■ WRITTEN TASK ■
Collect all lines below with the string "matplotlib".

===== DATA SEGMENT =====

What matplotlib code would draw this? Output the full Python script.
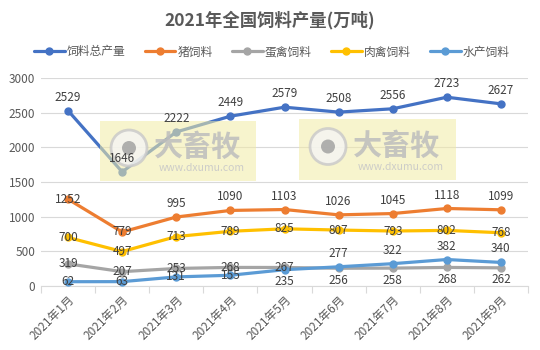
import matplotlib
matplotlib.use("Agg")
import matplotlib.pyplot as plt
from matplotlib.patches import Rectangle, Ellipse

plt.rcParams['font.family'] = ['Noto Sans CJK SC', 'DejaVu Sans']

months = ['2021年1月', '2021年2月', '2021年3月', '2021年4月', '2021年5月',
          '2021年6月', '2021年7月', '2021年8月', '2021年9月']
series_names = ['饲料总产量', '猪饲料', '蛋禽饲料', '肉禽饲料', '水产饲料']
total = [2529, 1646, 2222, 2449, 2579, 2508, 2556, 2723, 2627]
pig = [1252, 779, 995, 1090, 1103, 1026, 1045, 1118, 1099]
layer = [319, 207, 253, 268, 267, 256, 258, 268, 262]
broiler = [700, 497, 713, 789, 825, 807, 793, 802, 768]
aqua = [62, 63, 131, 155, 235, 277, 322, 382, 340]
yticks = [0, 500, 1000, 1500, 2000, 2500, 3000]

series = [total, pig, layer, broiler, aqua]
colors = ['#4472C4', '#ED7D31', '#A5A5A5', '#FFC000', '#5B9BD5']
# label placement per point: a=above, b=below, c=centered
label_pos = [
    ['a'] * 9,
    ['c', 'c'] + ['a'] * 7,
    ['c'] * 5 + ['b'] * 4,
    ['c'] * 9,
    ['c'] * 4 + ['b'] + ['a'] * 4,
]

fig = plt.figure(figsize=(5.4, 3.5), dpi=100)
ax = fig.add_axes([41/540, 1-286/350, (528-41)/540, (286-78)/350])

x = list(range(len(months)))
handles = []
for s, name, c in zip(series, series_names, colors):
    h, = ax.plot(x, s, color=c, lw=2.3, marker='o', ms=5, label=name,
                 solid_capstyle='round', zorder=3)
    handles.append(h)

txt_color = '#404040'
for s, c, pos in zip(series, colors, label_pos):
    for xi, v, p in zip(x, s, pos):
        if p == 'a':
            ax.annotate(str(v), (xi, v), xytext=(0, 5), textcoords='offset points',
                        ha='center', va='bottom', fontsize=8.5, color=txt_color, zorder=8)
        elif p == 'b':
            ax.annotate(str(v), (xi, v), xytext=(0, -4), textcoords='offset points',
                        ha='center', va='top', fontsize=8.5, color=txt_color, zorder=8)
        else:
            ax.annotate(str(v), (xi, v), xytext=(0, 0), textcoords='offset points',
                        ha='center', va='center', fontsize=8.5, color=txt_color, zorder=8)

ax.set_xlim(-0.5, len(months) - 0.5)
ax.set_ylim(0, 3000)
ax.set_yticks(yticks)
ax.set_yticklabels([str(t) for t in yticks], fontsize=8.5, color='#595959')
ax.grid(axis='y', color='#D9D9D9', lw=0.8, zorder=0)
ax.set_axisbelow(True)
for sp in ['top', 'right', 'left']:
    ax.spines[sp].set_visible(False)
ax.spines['bottom'].set_color('#D9D9D9')
ax.spines['bottom'].set_linewidth(0.8)
ax.tick_params(axis='y', length=0, pad=4)

ax.set_xticks(x)
ax.set_xticklabels(months, rotation=45, ha='right', rotation_mode='anchor',
                   fontsize=8.5, color='#595959')
ax.tick_params(axis='x', which='major', length=0, pad=5)
ax.set_xticks([i - 0.5 for i in range(len(months) + 1)], minor=True)
ax.tick_params(axis='x', which='minor', length=5, color='#D9D9D9', width=0.8)

fig.text(270/540, 1-20/350, '2021年全国饲料产量(万吨)', ha='center', va='center',
         fontsize=12.5, fontweight='bold', color='#595959')

fig.legend(handles=handles, labels=series_names, loc='center',
           bbox_to_anchor=(272/540, 1-52/350), ncol=5, frameon=False,
           fontsize=8.5, labelcolor='#595959', handlelength=2.6,
           handletextpad=0.2, columnspacing=1.6)

# watermarks (drawn inside the axes, between lines and data labels)
tf = fig.transFigure
for (x0, y0, x1, y1) in [(100, 121, 256, 181), (299, 119, 456, 180)]:
    ax.add_patch(Rectangle((x0/540, 1-y1/350), (x1-x0)/540, (y1-y0)/350,
                           transform=tf, facecolor='#F2EBA5', clip_on=False,
                           alpha=0.55, edgecolor='none', zorder=4))
    cx, cy, r = x0 + 29, (y0 + y1) / 2 - 3, 18
    ax.add_patch(Ellipse((cx/540, 1-cy/350), 2*r/540, 2*r/350, clip_on=False,
                         transform=tf, facecolor='#F5F5F5',
                         edgecolor='#C8C8C8', lw=2, alpha=0.8, zorder=5))
    ax.add_patch(Ellipse((cx/540, 1-cy/350), 14/540, 14/350, clip_on=False,
                         transform=tf, facecolor='#9E9E9E',
                         edgecolor='none', alpha=0.8, zorder=5))
    ax.text((x0 + 98)/540, 1-(cy - 1)/350, '大畜牧', ha='center', va='center',
            transform=tf, fontsize=21, fontweight='bold', color='#BDBDBD',
            alpha=0.85, zorder=5)
    ax.text((x0 + 102)/540, 1-(y1 - 13)/350, 'www.dxumu.com', ha='center', va='center',
            transform=tf, fontsize=7.5, color='#C8C8C8', alpha=0.9, zorder=5)

fig.savefig('out.png', dpi=100, facecolor='white')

=====

■ TASK RESULT ■
What matplotlib code would draw this? Output the full Python script.
import matplotlib
matplotlib.use("Agg")
import matplotlib.pyplot as plt
from matplotlib.patches import Rectangle, Ellipse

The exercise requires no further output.